Don’t Close Your Eyes

by Holly Seddon

Publisher: Atlantic Books

Year: 2017

 

Synopsis

Holly and Sarah are twins. Not identical twins, in fact, not even vaguely similar, yet they love each other dearly. That is until their family is torn apart by an almost unimaginable domestic drama.

Now in their 30s, the sisters have lost contact. Robin’s career as a famous rock musician is in tatters, and she has become profoundly agoraphobic. She spends her days working off her panic-driven energy and watching the neighbours. Then she sees something shocking.

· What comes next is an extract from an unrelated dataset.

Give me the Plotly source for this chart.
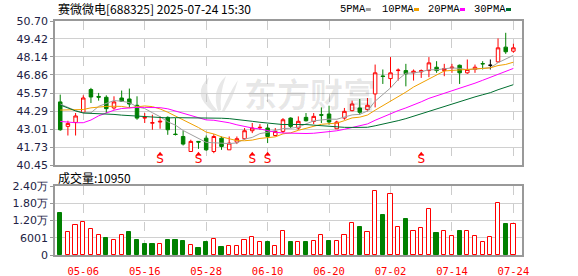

Meanwhile, Sarah’s seemingly perfect life – handsome husband, beautiful daughter – comes apart when she is accused of something terrible. Sarah knows the only way she can rebuild her family is to confront the past. And to do that, she has to find Robin, her other half, the twin who always supported her when it mattered most.

But someone else is also looking for Robin, trying to batter through the defences she has constructed. Something dangerous has been set in motion, and the only way forward is to go back.

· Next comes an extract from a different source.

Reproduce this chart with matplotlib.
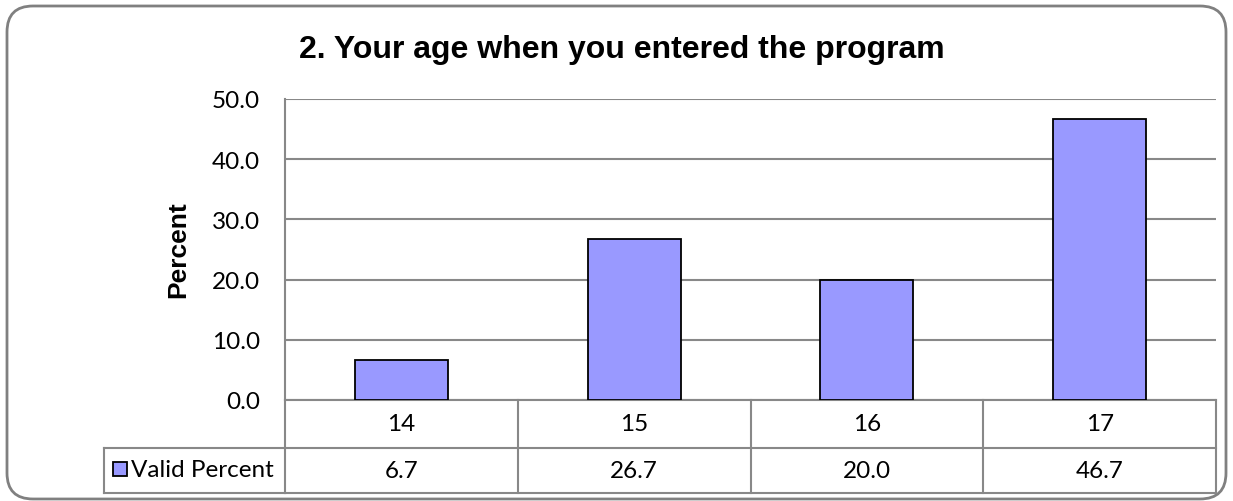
import matplotlib
matplotlib.use("Agg")
import matplotlib.pyplot as plt
from matplotlib.patches import FancyBboxPatch, Rectangle
from matplotlib.transforms import blended_transform_factory

# data
ages = ["14", "15", "16", "17"]
valid_percent = [6.7, 26.7, 20.0, 46.7]
series_name = "Valid Percent"
title = "2. Your age when you entered the program"
y_ticks = [0, 10, 20, 30, 40, 50]

W, H = 1233, 502
bar_color = "#9999FF"
grid_color = "#888888"
num_font = "Lato"
head_font = "Liberation Sans"
num_size = 17.5


def main():
    fig = plt.figure(figsize=(W / 100, H / 100), dpi=100)

    # background overlay in pixel coords (rounded frame)
    bg = fig.add_axes([0, 0, 1, 1], zorder=-1)
    bg.set_xlim(0, W)
    bg.set_ylim(H, 0)
    bg.axis("off")
    bg.add_patch(FancyBboxPatch((7, 7), W - 14, H - 9,
                                boxstyle="round,pad=0,rounding_size=26",
                                facecolor="white", edgecolor="#808080", linewidth=2))

    # plot area
    left, right = 285 / W, 1216 / W
    bottom, top = (H - 401) / H, (H - 100) / H
    ax = fig.add_axes([left, bottom, right - left, top - bottom])
    x = list(range(len(ages)))
    ax.bar(x, valid_percent, width=0.40, color=bar_color, edgecolor="black",
           linewidth=1.3, zorder=3)
    ax.set_xlim(-0.5, len(ages) - 0.5)
    ax.set_ylim(0, 50)
    ax.set_yticks(y_ticks)
    ax.set_yticklabels([f"{v:.1f}" for v in y_ticks], fontfamily=num_font,
                       fontsize=num_size)
    ax.tick_params(axis="y", length=0, pad=18)
    ax.set_xticks([])
    ax.grid(axis="y", color=grid_color, linewidth=1.5, zorder=0)
    for s in ["top", "right", "bottom"]:
        ax.spines[s].set_visible(False)
    ax.spines["left"].set_color(grid_color)
    ax.spines["left"].set_linewidth(1.5)

    fig.text(178 / W, (H - 250) / H, "Percent", rotation=90, fontfamily=head_font,
             fontweight="bold", fontsize=19, ha="center", va="center")
    fig.text(622 / W, (H - 50) / H, title, fontfamily=head_font, fontweight="bold",
             fontsize=23, ha="center", va="center")

    # data table under the axes
    tr = blended_transform_factory(ax.transData, fig.transFigure)
    y_top = (H - 401) / H
    y_mid = (H - 449) / H
    y_bot = (H - 494) / H
    lc = dict(color=grid_color, linewidth=1.5, clip_on=False)
    n = len(ages)
    # horizontal lines
    ax.plot([-0.5, n - 0.5], [y_top, y_top], transform=tr, **lc)
    ax.plot([-0.5, n - 0.5], [y_bot, y_bot], transform=tr, **lc)
    ax.plot([-0.5, n - 0.5], [y_mid, y_mid], transform=tr, **lc)
    # legend cell
    fig.add_artist(plt.Line2D([104 / W, left], [y_mid, y_mid], **lc))
    fig.add_artist(plt.Line2D([104 / W, left], [y_bot, y_bot], **lc))
    fig.add_artist(plt.Line2D([104 / W, 104 / W], [y_bot, y_mid], **lc))
    # vertical lines
    for b in range(n + 1):
        ax.plot([b - 0.5, b - 0.5], [y_bot, y_top], transform=tr, **lc)
    for i, (a, v) in enumerate(zip(ages, valid_percent)):
        ax.text(i, (y_top + y_mid) / 2, a, transform=tr, ha="center", va="center",
                fontfamily=num_font, fontsize=num_size)
        ax.text(i, (y_mid + y_bot) / 2, f"{v:.1f}", transform=tr, ha="center",
                va="center", fontfamily=num_font, fontsize=num_size)
    # legend key
    bg.add_patch(Rectangle((113, 463), 14, 14, facecolor=bar_color, edgecolor="black",
                           linewidth=1.3))
    bg.text(131, 471, series_name, ha="left", va="center", fontfamily=num_font,
            fontsize=num_size)

    fig.savefig("out.png", dpi=100)


main()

Reviewer: Katherine Kovacic

Don’t Close Your Eyes is an unusual but very gripping book. It’s definitely not one to pick up if you’re planning on reading a few pages before bed, because the light will still be burning at midnight. While there is certainly crime, it reads as a psychological thriller and the dramatic tension is handled to perfection. Every now and then the reader gets a little bit of relief before things start to escalate once again, building toward the final climatic twist with plenty of surprises along the way.

The story unfolds through the eyes of both sisters. From Sarah’s perspective, the reader gets glimpses into the reasons behind her exile from husband and child, while also following her increasingly frantic search for the sister she is so sure can help her piece things back together. By contrast, Robin may not be expecting Sarah, but she knows the past is catching up with her and the effort to prevent that from happening is threatening her very sanity.

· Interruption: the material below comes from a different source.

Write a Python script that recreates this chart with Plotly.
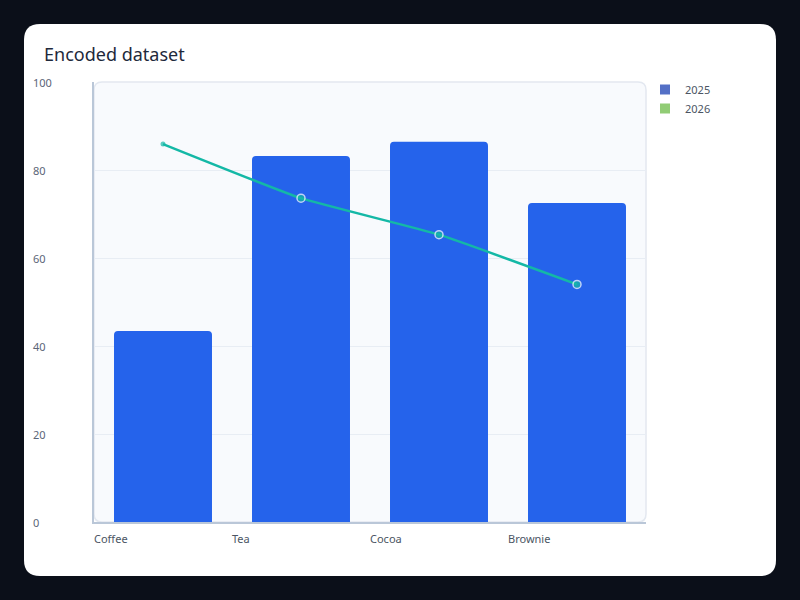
import plotly.graph_objects as go

categories = ["Coffee", "Tea", "Cocoa", "Brownie"]
bars_2025 = [43.4, 83.2, 86.4, 72.5]
line_2026 = [85.9, 73.6, 65.3, 54.0]
y_ticks = [0, 20, 40, 60, 80, 100]
legend_names = ["2025", "2026"]

W, H = 800, 600
L, R, T, B = 94, 154, 82, 78
pw, ph = W - L - R, H - T - B


def px_x(v):
    return (v - L) / pw


def px_y(v):
    return (H - B - v) / ph


def rounded_path(x0, y0, x1, y1, r):
    # pixel box -> paper coords path with rounded corners
    rx, ry = r / pw, r / ph
    a, b = px_x(x0), px_x(x1)
    top, bot = px_y(y0), px_y(y1)
    return (f"M {a + rx},{top} L {b - rx},{top} Q {b},{top} {b},{top - ry} "
            f"L {b},{bot + ry} Q {b},{bot} {b - rx},{bot} "
            f"L {a + rx},{bot} Q {a},{bot} {a},{bot + ry} "
            f"L {a},{top - ry} Q {a},{top} {a + rx},{top} Z")


fig = go.Figure()

fig.add_trace(go.Bar(
    x=categories, y=bars_2025, name=legend_names[0], showlegend=False,
    marker=dict(color="#2563eb", cornerradius=4, line=dict(width=0)),
))
fig.add_trace(go.Scatter(
    x=categories, y=line_2026, name=legend_names[1], showlegend=False,
    mode="lines+markers",
    line=dict(color="#14b8a6", width=2.5, shape="spline", smoothing=0.4),
    marker=dict(color="#14b8a6", size=[5, 8, 8, 8],
                line=dict(color="white", width=[0, 1.5, 1.5, 1.5])),
))

# legend swatches (echarts-like palette)
for name, col in zip(legend_names, ["#5470c6", "#91cc75"]):
    fig.add_trace(go.Scatter(
        x=[None], y=[None], name=name, mode="markers",
        marker=dict(symbol="square", size=10, color=col),
    ))

shapes = [
    dict(type="path", xref="paper", yref="paper", layer="below",
         path=rounded_path(24, 24, 776, 576, 16),
         fillcolor="white", line=dict(width=0)),
    dict(type="path", xref="paper", yref="paper", layer="below",
         path=rounded_path(94, 82, 646, 522, 8),
         fillcolor="#f8fafd", line=dict(color="#e3e8f0", width=1.5)),
]

annotations = []
for t in y_ticks:
    annotations.append(dict(
        x=px_x(33), xref="paper", y=t, yref="y", text=str(t),
        showarrow=False, xanchor="left", yanchor="middle", xshift=-2,
        font=dict(size=11, color="#5b6577"),
    ))
for i, c in enumerate(categories):
    annotations.append(dict(
        x=i - 0.5, xref="x", y=px_y(538), yref="paper", text=c,
        showarrow=False, xanchor="left", yanchor="middle", xshift=-2,
        font=dict(size=11, color="#4b5563"),
    ))

fig.update_layout(
    width=W, height=H,
    margin=dict(l=L, r=R, t=T, b=B),
    paper_bgcolor="#0b0f19",
    plot_bgcolor="rgba(0,0,0,0)",
    font=dict(family="Noto Sans, sans-serif", color="#4b5563"),
    title=dict(text="Encoded dataset", x=44 / W, xref="container", xanchor="left",
               y=1 - 55 / H, yref="container", yanchor="middle",
               font=dict(size=18, color="#1e293b")),
    bargap=0.29,
    shapes=shapes,
    annotations=annotations,
    showlegend=True,
    legend=dict(x=px_x(645), y=px_y(75), xanchor="left", yanchor="top",
                bgcolor="rgba(0,0,0,0)", font=dict(size=11, color="#4b5563"),
                itemwidth=30, tracegroupgap=4),
)
fig.update_xaxes(type="category", range=[-0.5, 3.5], showticklabels=False,
                 showgrid=False, showline=True, linecolor="#bac7d8", linewidth=2,
                 ticks="", zeroline=False, fixedrange=True)
fig.update_yaxes(range=[0, 100], tickvals=y_ticks, showticklabels=False,
                 showgrid=True, gridcolor="#e8edf4", gridwidth=1,
                 showline=True, linecolor="#bac7d8", linewidth=2,
                 ticks="", zeroline=False)

fig.write_html("out.html", config={"displayModeBar": False}, post_script=(
    "document.body.style.margin='0';"
    "document.body.style.background='#0b0f19';"
))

Seddon deftly weaves the past with the present and, again using the sisters’ different points of view, slowly takes the reader through the events that have shaped the two women, bringing them to this point. Interestingly, Robin is always written in the third person, while Sarah’s chapters are in the first person. It highlights the fact that Robin has been damaged by the events of their childhood, while Sarah seems to have put it behind her and is focused on the future. Yet at the same time, this book feels as though it is more Robin’s story than Sarah’s.

This story hangs on the personalities of the sisters and despite their sizeable flaws, Seddon gives the reader plenty to like about ‘good girl’ Sarah and brash and ballsy Robin. The book also deals with a number of confronting issues, including mental illness, homophobia and the break-up of families, and the author approaches all of them with considerable sensitivity. Nothing is there for gratuitous shock value.

Don’t Close Your Eyes is a great book, and perhaps also a reminder that sooner or later, there is always a reckoning for the sins of the past.